Operations at Tesla's massive new factory in Berlin are reportedly in "total chaos," Wired reports, with the Elon Musk-led company falling far short of its hiring goals.
Worldwide, the number of vacancies at the company has doubled since the summer, suggesting that it's facing serious headwind in not only attracting new workers, but also keeping them motivated enough to stick around.
In Germany, Musk promised back in March that the Berlin plant was going to produce half a million Teslas this year. But it sounds like the facility's staffing woes are at serious risk of derailing that goal.
"Some people are off sick longer than they’ve actually worked," one current employee told Wired. "There are people who I haven’t seen working for three weeks in six months. Many people are signed off sick because the motivation isn’t there."
The factory still has only 7,000 roles have been filled out of a planned 12,000, and we can only hazard a guess as to why German autoworkers are staying away.
For one, Germany's substantial auto sector is heavily unionized. According to Wired, Tesla is also paying its metal workers 20 percent less than competing companies.
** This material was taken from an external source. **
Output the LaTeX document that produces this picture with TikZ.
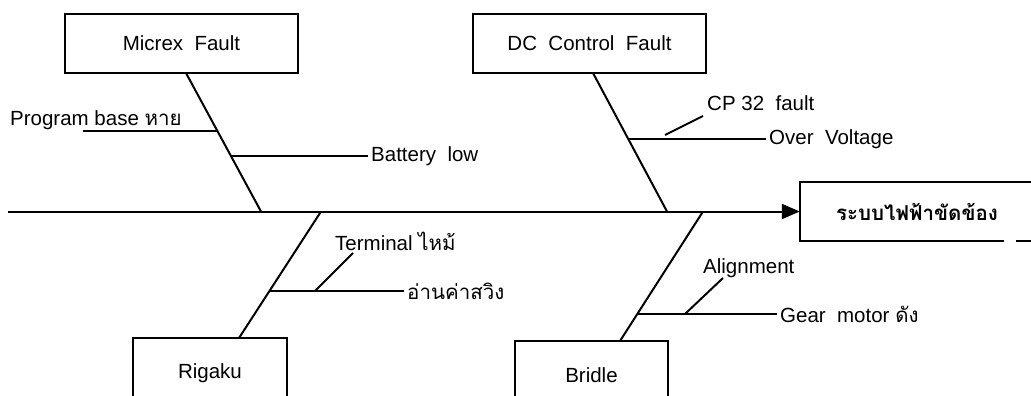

It's also conceivable that Musk's crumbling stature amid his bumbling acquisition of Twitter — not to mention its own highly publicized labor woes — are dimming Tesla's prospects for attracting talent.
Aggressive recruiting targets are doing little to attract workers to the plant.
"People in HR want to hit their targets for recruitment, so they will say anything to get people in," the unnamed employee told Wired, "but not pay attention to keeping these workers."
Other workers reportedly had their job contracts changed unexpectedly, being forced to work night and weekend shifts.
These staffing issues don't bode well, especially considering the construction of Tesla's Berlin plant was already mired in controversy from the very start, with environmental groups warning of increased deforestation and water contamination.
Since officially opening in March, working conditions seemingly haven't improved all that much. According to a September report by the German newspaper Stern, the factory was even operating without functioning fire alarms, suggesting safety protocols are far from where they should be.
It comes to no surprise then that the factory is struggling to meet end of year production goals of 5,000 vehicles a week. The plant only met a benchmark of 2,000 Model Y cars by the end of October, double the output compared to June according to Wired, but a fraction of what the company's other plants in Texas and Shanghai can produce.
In short, workers have plenty of other better options as far as the car sector goes. Volkswagen, for instance, is already operating a massive plant in the region.
As of now, Tesla is struggling to provide competitive pay and stable working conditions. In a country with a well-established and unionized auto sector, it shouldn't come as a surprise then that Tesla's chaotic approach isn't proving successful.